Men and Apes

Part of the Darwin exhibition.

An orangutan called Jenny was the first ape Darwin ever saw--and one of the first ever to appear in the London Zoo. Zookeepers often enhanced the humanlike qualities of these popular exhibits by dressing the animals in children's clothes and teaching them human habits. But Darwin would have seen a resemblance between Jenny and his own offspring without the costuming. When Jenny was angry at her keeper, he wrote, the animal "threw itself down on its back & kicked & cryed like a naughty child.--Do monkeys cry?-they whine like children."

Almost as soon as he started thinking about evolution, Darwin understood this: What applied to plants and animals also applied to people. We had evolved, too. "It is absurd to talk of one animal being higher than another," he wrote in one notebook; in another, "Monkeys make men." At a time when most of his fellow citizens took for granted that we had been created in the image of the divine, such thinking was outrageous--the most radical of Darwin's many radical ideas.

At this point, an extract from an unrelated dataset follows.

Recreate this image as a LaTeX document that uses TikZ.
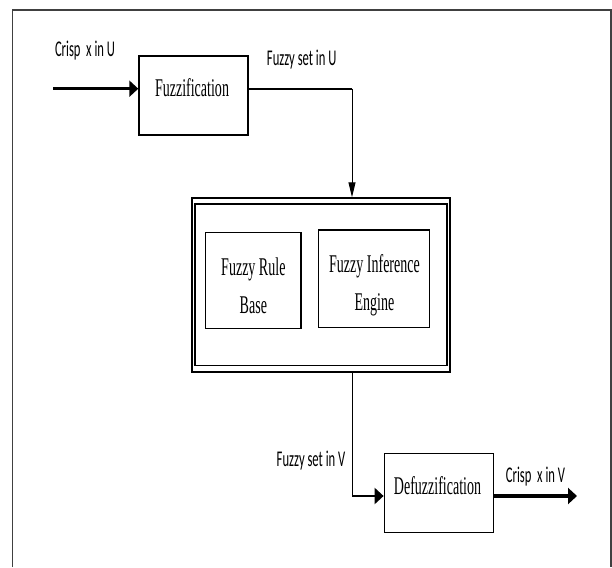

Huxley progression from Man's Place in Nature
©AMNH Library

Brothers Under the Skin

Biologist and teacher Thomas Huxley was known as "Darwin's bulldog." This illustration is from his book on human evolution, published eight years before Darwin's Descent of Man. A gifted and provocative speaker, Huxley often lectured on evolution with his arm draped affectionately over a gorilla skeleton.